While it is still unclear whether the NHL team will need to relocate and if so, where, Hartford has been without a NHL team since the Hartford Whalers left the city in 1997.
“We're ready. We're ready to do XL,” Lamont said Monday, referring to the XL Center venue in Hartford.
Lamont said a few months ago he spoke with an ownership team that he still believes will be ready to come on board. At a meeting with NHL Commissioner Gary Bettman about six months ago, Lamont said he pushed the idea of Hartford “pretty heavy.”
“I thought they were going to stay down there in the Southwest but we will see what happens,” Lamont said.

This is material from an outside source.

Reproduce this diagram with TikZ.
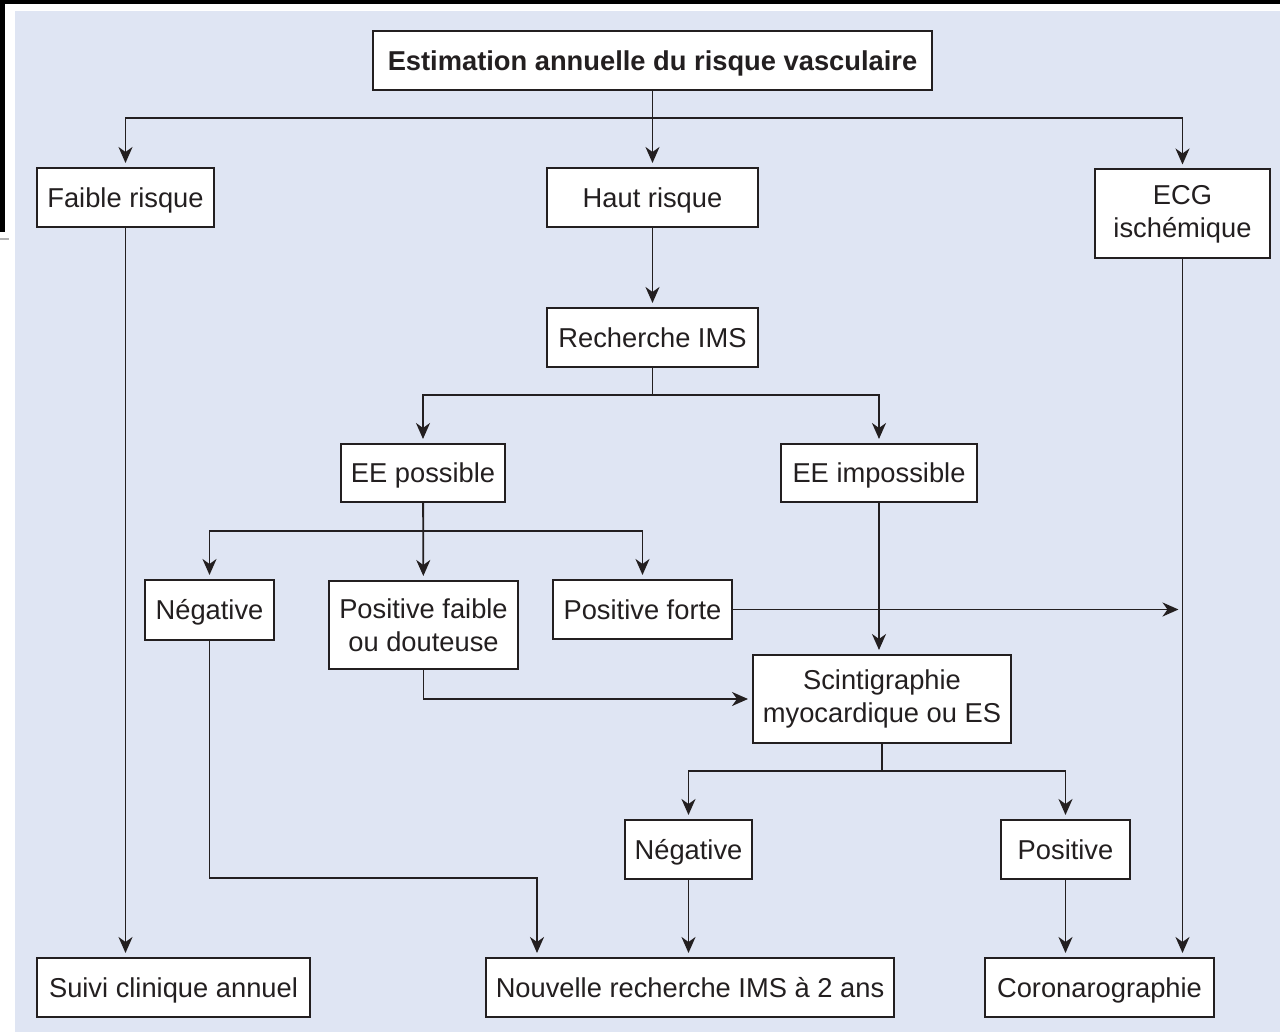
\documentclass[tikz,border=0pt]{standalone}
\usepackage{fontspec}
\setmainfont{Liberation Sans}
\usetikzlibrary{arrows.meta,positioning,calc}

\definecolor{panel}{RGB}{223,229,243}
\definecolor{ink}{RGB}{35,31,32}

\begin{document}
\begin{tikzpicture}[
  x=0.5pt, y=-0.5pt,
  every node/.style={font=\fontsize{13.65pt}{16.5pt}\selectfont},
  frame/.style={draw=ink, fill=white, line width=1pt, text=ink, align=center, inner sep=2pt},
  box/.style={frame, minimum height=29.5pt, text height=11pt, text depth=1.2pt},
  tall/.style={frame, minimum height=44.5pt},
  headbox/.style={box, font=\fontsize{13.65pt}{16.5pt}\selectfont\bfseries},
  arrow/.style={-{Stealth[length=8pt,width=7pt,inset=2.5pt]}, line width=0.9pt, draw=ink, shorten >=2pt},
  link/.style={line width=0.9pt, draw=ink}
]
% page edge and panel
\useasboundingbox (0,0) rectangle (1280,1032);
\fill[black] (0,0) rectangle (1280,4);
\fill[black] (0,0) rectangle (5,232);
\fill[panel] (15,11) rectangle (1280,1032);
\fill[gray!60] (0,238) rectangle (9,240);

\node[headbox, minimum width=279.5pt] (esti) at (652.5,60.5) {Estimation annuelle du risque vasculaire};
\node[box, minimum width=88.5pt] (faible) at (125.5,197.5) {Faible risque};
\node[box, minimum width=105.5pt] (haut) at (652.5,197.5) {Haut risque};
\node[tall, minimum width=87.5pt] (ecg) at (1182.5,214) {ECG\\ischémique};
\node[box, minimum width=105.5pt] (recherche) at (652.5,337.5) {Recherche IMS};
\node[box, minimum width=82pt, minimum height=29pt] (eepos) at (423,473) {EE possible};
\node[box, minimum width=98pt, minimum height=29pt] (eeimp) at (879,473) {EE impossible};
\node[box, minimum width=64.5pt, minimum height=30pt] (neg1) at (209.5,610) {Négative};
\node[tall, minimum width=94.5pt, minimum height=44pt] (posfaible) at (423.5,625) {Positive faible\\ou douteuse};
\node[box, minimum width=89.5pt] (posforte) at (642.5,609.5) {Positive forte};
\node[tall, minimum width=129pt, minimum height=44pt] (scinti) at (882,699) {Scintigraphie\\myocardique ou ES};
\node[box, minimum width=63.5pt] (neg2) at (688.5,849.5) {Négative};
\node[box, minimum width=64.5pt] (pos) at (1065.5,849.5) {Positive};
\node[box, minimum width=136.5pt] (suivi) at (173.5,987.5) {Suivi clinique annuel};
\node[box, minimum width=204pt] (nouvelle) at (690,987.5) {Nouvelle recherche IMS à 2 ans};
\node[box, minimum width=114.5pt] (coro) at (1099.5,987.5) {Coronarographie};

% branch points
\coordinate (split1) at (652.5,118);
\coordinate (split2) at (652.5,395);
\coordinate (split3) at (423,531);
\coordinate (split4) at (882,771);
\coordinate (bend) at (537,878);

\draw[arrow] (esti) -- (haut);
\draw[arrow] (split1) -| (faible);
\draw[arrow] (split1) -| (ecg);

\draw[arrow] (haut) -- (recherche);
\draw[link] (recherche) -- (split2);
\draw[arrow] (split2) -| (eepos);
\draw[arrow] (split2) -| (eeimp);

\draw[arrow] (eepos) -- (posfaible);
\draw[arrow] (split3) -| (neg1);
\draw[arrow] (split3) -| (posforte);
\draw[arrow] (eeimp.south) -- (eeimp.south |- scinti.north);
\draw[arrow] (posfaible.south) |- (scinti.west);
\draw[arrow] (posforte.east) -- (posforte.east -| ecg.south);

\draw[link] (scinti) -- (split4);
\draw[arrow] (split4) -| (neg2);
\draw[arrow] (split4) -| (pos);

\draw[arrow] (neg1.south) |- (bend) -- (bend |- nouvelle.north);
\draw[arrow] (neg2) -- (neg2 |- nouvelle.north);
\draw[arrow] (pos) -- (pos |- coro.north);
\draw[arrow] (ecg) -- (ecg |- coro.north);
\draw[arrow] (faible) -- (faible |- suivi.north);

\end{tikzpicture}
\end{document}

Last May, the news broke that Lamont was meeting with the NHL commissioner about the potential relocation of the Coyotes, stirring a wave of nostalgia and hockey fervor among Whalers fans. The meeting came amid a $100 million renovation project at the XL Center.
But if Hartford were to be selected by the displaced Coyotes, the arena is likely to need even more upgrades.
“You can make this work,” Michael Freimuth, the executive director of the Capital Region Development Authority, said last June. “Is it going be the top of the line, top shelf, sexiest building in the NHL? No. It's an old lady. But you can make it work.”
Hartford Mayor Arunan Arulampalam wasn't in City Hall during the first round of Coyotes excitement, but he will be this June when the team may be forced to pick a new home.
Arulampalam said the Capital Region Development Authority has received several bids on the project and the process of renovating the venue is moving “as rapidly as possible.”
“We are ready,” Arulampalam said. “We've been ready, and it would be huge to bring a professional sports team back to the city of Hartford.”